El debate sobre el uso de mascarillas por parte de toda la población es un asunto que está sobre la mesa desde el inicio mismo de la crisis sanitaria del coronavirus. En un principio, no se aconsejó su uso más allá de los pacientes infectados y de las personas directamente implicadas en su curación o en una actividad de riesgo por su continua exposición pública. Es el criterio que aún predomina en la Organización Mundial de la Salud (OMS) y que han mantenido hasta ahora expertos que han asesorado a las diversas administraciones. Los expertos recuerdan que las mascarillas, más que proteger al usuario, tienen siempre que se utilicen correctamente un cierto efecto reduciendo la propagación a terceros, que no sustituye el de otras medidas de precaución.

Las más reciente modificación de los criterios de prohibiciones y consejos de distintos expertos recomienda el uso generalizado, para toda la población, de las mascarillas (aun siendo de las más sencillas, las de tela o las caseras, que cubran boca y nariz), al salir a la calle o al entrar en los comercios permitidos.
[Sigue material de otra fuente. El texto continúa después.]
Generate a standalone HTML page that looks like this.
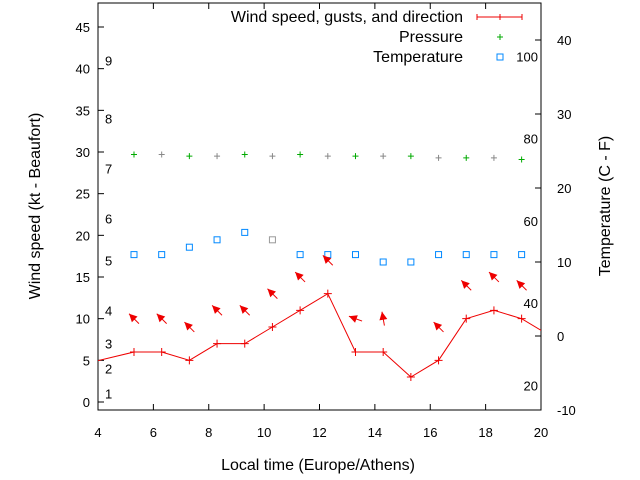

Es también una previsión que el Gobierno español estudia la posibilidad de aplicar, y su asesor científico Fernando Simón ha indicado que seguramente será necesaria incluso cuando se entre en una primera fase de relajación del confinamiento. Es cierto, asimismo, que hay escasez del producto en ámbitos absolutamente necesarios. Un carencia, en parte explicada (como contamos hoy en estas páginas) por la competencia inclemente entre países por su adquisición en el mercado internacional, que ha dejado sin un elemento básico de protección al personal que trabaja en primera línea con los enfermos y población especialmente sensible, y castigada por la epidemia, como los ingresados en las residencias de ancianos. El acceso a este material, y las oscilantes recomendaciones sobre su uso, han sido uno de los aspectos más deficientes de la respuesta pública ante la epidemia.